I used bioshock as gaming reference.
differences are smaller than I thought.. but I think clear:

with HT on, SLI on
FPS 130-145
FPS appears choopy

with HT off, SLI on
FPS 139-156
FPS appears less choopy

with HT on, SLI off
FPS 85-98
FPS appears smooth

with HT off, SLI ooff
FPS 88-104
FPS appears smooth

this is just one game, hard to draw conclusions.
but initial results seems to indicate:

- HT doesn't help graphics performance
- SLI more affected than non-SLI
 
Cool. Though awfully hard to come to any conclusion with one sample... More games please!

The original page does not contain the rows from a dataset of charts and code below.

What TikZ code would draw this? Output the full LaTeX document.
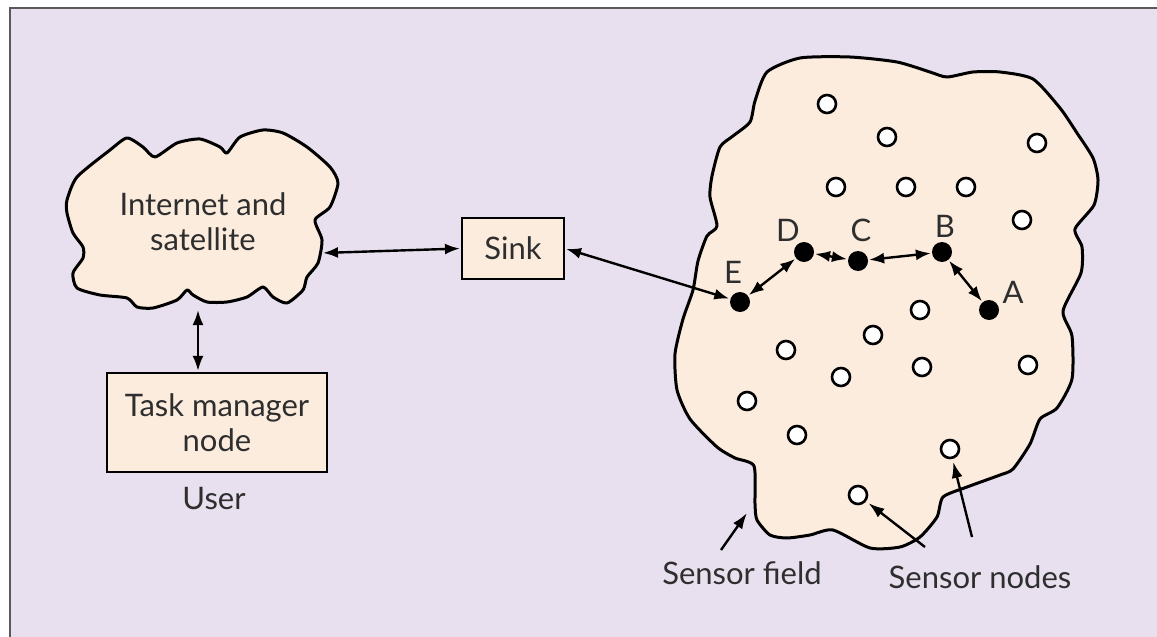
\documentclass[tikz,border=0pt]{standalone}
\usepackage{fontspec}
\setmainfont{Lato}
\usepackage{tikz}
\usetikzlibrary{arrows.meta}
\definecolor{lav}{HTML}{E8E0EE}
\definecolor{peach}{HTML}{FCECDE}
\definecolor{frame-gray}{gray}{0.35}
\definecolor{txt-gray}{HTML}{2E2E2E}
\newcommand*\lbl{\fontsize{31}{35}\selectfont\color{txt-gray}}

\begin{document}
\begin{tikzpicture}[x=1pt,y=-1pt,
				box/.style={draw,line width=2.2pt,fill=peach,font=\lbl,align=center,inner sep=0pt},
				relay/.style={circle,fill=black,minimum size=20pt,inner sep=0pt},
				sensor/.style={circle,draw,line width=2.6pt,fill=white,minimum size=18pt,inner sep=0pt},
				tag/.style={font=\lbl,inner sep=0pt},
				link/.style={{Latex[length=15pt,width=11pt]}-{Latex[length=15pt,width=11pt]},line width=2.4pt,shorten <=1pt,shorten >=1pt},
				note/.style={-{Latex[length=16pt,width=11pt]},line width=2.4pt},
				blob/.style={draw,line width=3pt,fill=peach,line join=round}]
				\useasboundingbox (0,0) rectangle (1157,637);
				\fill[white] (0,0) rectangle (1157,637);
				\draw[line width=2.6pt,draw=frame-gray,fill=lav] (10,8) rectangle (1180,660);
				\draw[blob] plot[smooth cycle,tension=0.4] coordinates {
					(67,200) (77,177) (110,150) (127,138) (143,147) (155,157) (177,143) (200,139) (220,147) (227,153)
					(240,137) (263,130) (283,133) (307,147) (330,167) (338,183) (330,207) (315,220) (322,240) (318,263)
					(307,277) (303,290) (287,303) (273,297) (263,287) (247,297) (227,302) (207,302) (193,295) (187,290)
					(177,300) (153,308) (137,307) (127,298) (100,295) (77,288) (73,273) (83,258) (83,247) (73,233) (67,213)};
				\draw[blob] plot[smooth cycle,tension=0.4] coordinates {
					(800,58) (850,57) (897,62) (930,72) (947,77) (973,72) (1000,72) (1033,79) (1060,108) (1077,133)
					(1093,158) (1098,180) (1094,205) (1075,229) (1082,247) (1081,273) (1063,311) (1072,336) (1072,379)
					(1057,408) (1040,419) (1030,444) (1013,469) (1000,475) (967,487) (943,497) (937,517) (920,537)
					(900,547) (870,548) (833,530) (810,535) (787,538) (770,535) (757,520) (755,504) (754,466) (735,458)
					(717,447) (690,419) (677,390) (675,354) (683,319) (693,290) (698,261) (707,236) (717,226) (710,197)
					(712,176) (720,147) (733,136) (750,122) (755,101) (767,72)};
				\node[tag,align=center] (inet) at (203,222) {Internet and\\satellite};
				\coordinate (inetE) at (322,253);
				\coordinate (inetS) at (198,309);
				\node[box,minimum width=102pt,minimum height=61pt] (sink) at (513,248.5) {Sink};
				\node[box,minimum width=220pt,minimum height=99pt] (task) at (217,422.5) {Task manager\\node};
				\node[tag] (user) at (214,499) {User};
				\foreach \n/\x/\y in {s1/827/104,s2/887/137,s3/1037/143,s4/836/187,s5/906/187,s6/966/187,s7/1022/220,
					s8/920/310,s9/873/335,s10/786/350,s11/922/367,s12/841/377,s13/1028/365,s14/747/401,s15/797/435,
					s16/950/449,s17/858/495}
					\node[sensor] (\n) at (\x,\y) {};
				\node[relay] (E) at (740,302) {};
				\node[relay] (D) at (804,252) {};
				\node[relay] (C) at (858,261) {};
				\node[relay] (B) at (942,252) {};
				\node[relay] (A) at (989,310) {};
				\node[tag] (labE) at (733,272) {E};
				\node[tag] (labD) at (788,230) {D};
				\node[tag] (labC) at (861,230) {C};
				\node[tag] (labB) at (945,226) {B};
				\node[tag] (labA) at (1013,292) {A};
				\draw[link] (inetE) -- (sink.west);
				\draw[link] (inetS) -- (task.north -| inetS);
				\draw[link] (sink.east) -- (E);
				\draw[link] (E) -- (D);
				\draw[link] (D) -- (C);
				\draw[link] (C) -- (B);
				\draw[link] (B) -- (A);
				\node[tag] (fieldlbl) at (742,573) {Sensor field};
				\node[tag] (nodeslbl) at (980,577) {Sensor nodes};
				\coordinate (fieldtip) at (747,513);
				\coordinate (fieldfoot) at (721,550);
				\coordinate (nodesfoot1) at (925,547);
				\coordinate (nodesfoot2) at (972,537);
				\draw[note] (fieldfoot) -- (fieldtip);
				\draw[note,shorten >=3pt] (nodesfoot1) -- (s17);
				\draw[note,shorten >=3pt] (nodesfoot2) -- (s16);
\end{tikzpicture}
\end{document}
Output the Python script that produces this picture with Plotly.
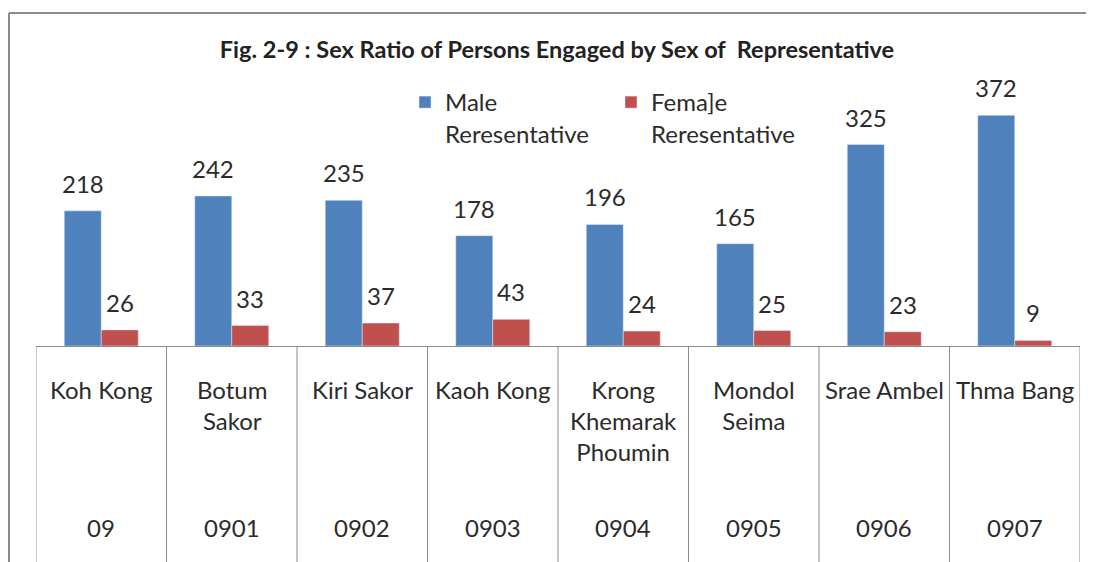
import plotly.graph_objects as go

# Districts (with codes) and counts of persons engaged, by sex of representative
districts = ["Koh Kong", "Botum<br>Sakor", "Kiri Sakor", "Kaoh Kong",
             "Krong<br>Khemarak<br>Phoumin", "Mondol<br>Seima", "Srae Ambel", "Thma Bang"]
codes = ["09", "0901", "0902", "0903", "0904", "0905", "0906", "0907"]
male = [218, 242, 235, 178, 196, 165, 325, 372]
female = [26, 33, 37, 43, 24, 25, 23, 9]

BLUE = "#4F81BD"
RED = "#C0504D"
GRID = "#8c8c8c"
TXT = "#2b2b2b"
FONT = "Lato"
FS = 24

fig = go.Figure()
fig.add_trace(go.Bar(x=codes, y=male, name="Male<br>Reresentative", marker_color=BLUE))
fig.add_trace(go.Bar(x=codes, y=female, name="Fema]e<br>Reresentative", marker_color=RED))

# the page has an 8px body margin, so the figure is drawn 8px smaller
OFF = 8
W, H = 1094 - OFF, 562 - OFF
L, R, T, B = 28, 14, 90, 216
ph = H - T - B
pw = W - L - R


# convert screen pixel positions into paper coordinates
def py(y):
    return (H - B - (y - OFF)) / ph


def px_(x):
    return (x - OFF - L) / pw


annotations = []
for i in range(len(codes)):
    # value labels above bars
    annotations.append(dict(x=i, y=male[i], text=str(male[i]), xref="x", yref="y",
                            xshift=-18.5, yshift=11, showarrow=False, yanchor="bottom",
                            font=dict(size=FS, color=TXT, family=FONT)))
    annotations.append(dict(x=i, y=female[i], text=str(female[i]), xref="x", yref="y",
                            xshift=18.5, yshift=11, showarrow=False, yanchor="bottom",
                            font=dict(size=FS, color=TXT, family=FONT)))
    # district name and code in the table under the axis
    annotations.append(dict(x=i, y=py(373), text=districts[i], xref="x", yref="paper",
                            showarrow=False, yanchor="top", align="center",
                            font=dict(size=FS, color=TXT, family=FONT)))
    annotations.append(dict(x=i, y=py(527), text=codes[i], xref="x", yref="paper",
                            showarrow=False, yanchor="middle",
                            font=dict(size=FS, color=TXT, family=FONT)))

shapes = []
# table lines between categories
for i in range(len(codes) + 1):
    shapes.append(dict(type="line", xref="x", yref="paper", x0=i - 0.5, x1=i - 0.5,
                       y0=0, y1=py(562), line=dict(color=GRID, width=1)))
# outer chart border (top and left)
shapes.append(dict(type="line", xref="paper", yref="paper", x0=px_(9), x1=px_(1094),
                   y0=py(13), y1=py(13), line=dict(color=GRID, width=2)))
shapes.append(dict(type="line", xref="paper", yref="paper", x0=px_(9), x1=px_(9),
                   y0=py(13), y1=py(562), line=dict(color=GRID, width=2)))

fig.update_layout(
    width=W, height=H,
    margin=dict(l=L, r=R, t=T, b=B),
    paper_bgcolor="white", plot_bgcolor="white",
    font=dict(family=FONT, color=TXT),
    title=dict(text="<b>Fig. 2-9 : Sex Ratio of Persons Engaged by Sex of  Representative</b>",
               x=(557 - OFF) / W, xanchor="center", y=1 - (50 - OFF) / H, yanchor="middle",
               font=dict(size=23.5, color="#222222", family=FONT)),
    barmode="group", bargap=0.433, bargroupgap=0,
    legend=dict(orientation="h", x=px_(405), y=py(80), xanchor="left", yanchor="top",
                valign="top", font=dict(size=FS, color=TXT, family=FONT),
                entrywidth=161, entrywidthmode="pixels", bgcolor="rgba(0,0,0,0)"),
    xaxis=dict(type="category", showticklabels=False, showline=True, linecolor=GRID,
               linewidth=1, showgrid=False, ticks="", range=[-0.5, 7.5]),
    yaxis=dict(range=[0, 400], visible=False, showgrid=False),
    annotations=annotations,
    shapes=shapes,
)

fig.write_html("out.html")
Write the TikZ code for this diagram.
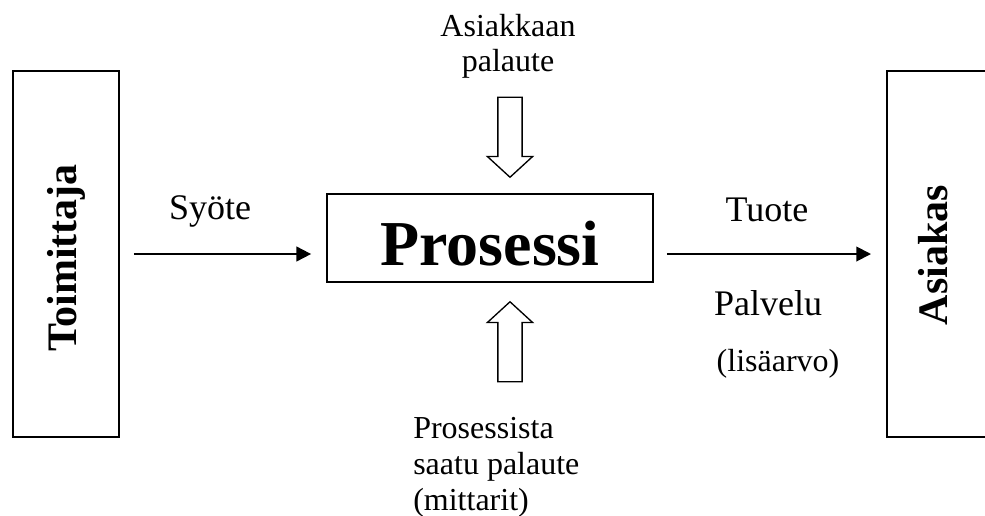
\documentclass[tikz,border=0pt]{standalone}
\usepackage{fontspec}
\setmainfont{Liberation Serif}
\usetikzlibrary{arrows.meta,shapes.arrows}

\tikzset{
  laatikko/.style={draw, line width=1.3pt, inner sep=0pt},
  nuoli/.style={line width=1.4pt, -{Triangle[length=11pt,width=11pt]}},
  paksunuoli/.style={draw, line width=1pt, single arrow, minimum height=60pt, minimum width=33pt,
    single arrow head extend=7.9pt, single arrow tip angle=95, inner xsep=0pt, inner ysep=8.6pt},
  teksti/.style={font=\fontsize{24}{27}\selectfont, inner sep=0pt},
  isoteksti/.style={font=\fontsize{27}{30}\selectfont, inner sep=0pt},
  sivuteksti/.style={font=\fontsize{31.5}{36}\selectfont\bfseries, inner sep=0pt, rotate=90, anchor=base},
}

\begin{document}
\begin{tikzpicture}[x=0.75pt,y=0.75pt,yscale=-1,xscale=1]
\useasboundingbox (0,0) rectangle (985,515);

%Process box
\node [laatikko, minimum width=244.5pt, minimum height=66pt, text height=40.5pt, text depth=0pt,
  font=\fontsize{48}{56}\selectfont\bfseries] (prosessi) at (490,238) {Prosessi};

%Supplier box
\node [laatikko, minimum width=79.5pt, minimum height=274.5pt] (toimittaja) at (66,254) {};
\node [sivuteksti] (toimittajateksti) at (76,258) {Toimittaja};

%Customer box, open on the right
\coordinate (asiakas) at (887,254);
\draw [line width=1.3pt] (990,71) -- (887,71) -- (887,437) -- (990,437);
\node [sivuteksti] (asiakasteksti) at (947,255) {Asiakas};

%Flow arrows
\draw [nuoli, shorten <=10.5pt, shorten >=11.25pt] (toimittaja.east) -- (toimittaja.east -| prosessi.west);
\draw [nuoli, shorten <=9.75pt, shorten >=12pt] (prosessi.east |- asiakas) -- (asiakas);

%Feedback arrows (yshift is flipped by yscale=-1)
\node [paksunuoli, rotate=-90, anchor=tip] (ylanuoli) at ([xshift=15pt,yshift=-11.25pt]prosessi.north) {};
\node [paksunuoli, rotate=90, anchor=tip] (alanuoli) at ([xshift=15pt,yshift=13.5pt]prosessi.south) {};

% Text Node
\node [isoteksti, anchor=base] (syote) at (210,219) {Syöte};
% Text Node
\node [isoteksti, anchor=base] (tuote) at (767,221) {Tuote};
% Text Node
\node [isoteksti, anchor=base] (palvelu) at (768,315) {Palvelu};
% Text Node
\node [teksti, anchor=base] (lisaarvo) at (778,371) {(lisäarvo)};
% Text Node
\node [teksti, anchor=base, align=center, font=\fontsize{24}{26}\selectfont] (asiakaspalaute) at (508,71) {Asiakkaan\\palaute};
% Text Node
\node [teksti, anchor=base west, align=left] (prosessipalaute) at (413,510) {Prosessista\\saatu palaute\\(mittarit)};

\end{tikzpicture}
\end{document}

Also, does thaw game have a canned benchmark or are these manual run throughs? Canned of course would be best for accurate and repeatable results.
 
Cool. Though awfully hard to come to any conclusion with one sample... More games please!


yes, hardly conclusive, since I tested 1 game only.
could as well be game driver not good for HT !!!

but nonetheless.. initial findings.. I will test the next few games next:

CoD:BO
FarCry
AC-3
BF-3
 
Can you do this in a canned benchmark? Seems kind of questionable, a manual run through, ya know? Depending, that difference could be in the runs as its only a few fps difference and all. I also assume your testing is in single player mode correct?

Avp has a free benchmark and tool. Batman, civ v, dirt3 have built in benchmarks fit example.
 
most accept that an HT core is 30% efficient compared to a true core. if a game or app can take full advantage of as many cores as are offered by the cpu, then you should theoretically see a gain with HT enabled. If said game or app can only use (x) cores, then there is the chance that the game or app will get parked on HT cores rather than a true core- which would/could hamper performance.
 
most accept that an HT core is 30% efficient compared to a true core. if a game or app can take full advantage of as many cores as are offered by the cpu, then you should theoretically see a gain with HT enabled. If said game or app can only use (x) cores, then there is the chance that the game or app will get parked on HT cores rather than a true core- which would/could hamper performance.


I did not know that.

and that is good information, makes sense.

therefore as current games mostly don't know how to use more than 4 cores, turning HT off will in fact be more efficient for games. This is also inline with my findings.

the only game that seems to be 'not affected' is BF3, HT on or off, sees no FPS change. All the rest of the games I tested sees 'similar' drift of 5-15% less in FPS when HT is ON.

sorry to disappoint Earthdog, I didn't use any benchmark tests, but I tried 5 games in total, the result is conclusive enough for me..

if anyone would like to test this on official benchmarks, that would be wonderful. I also would like to know if AMD CFX compares differently to Nvidia SLI too.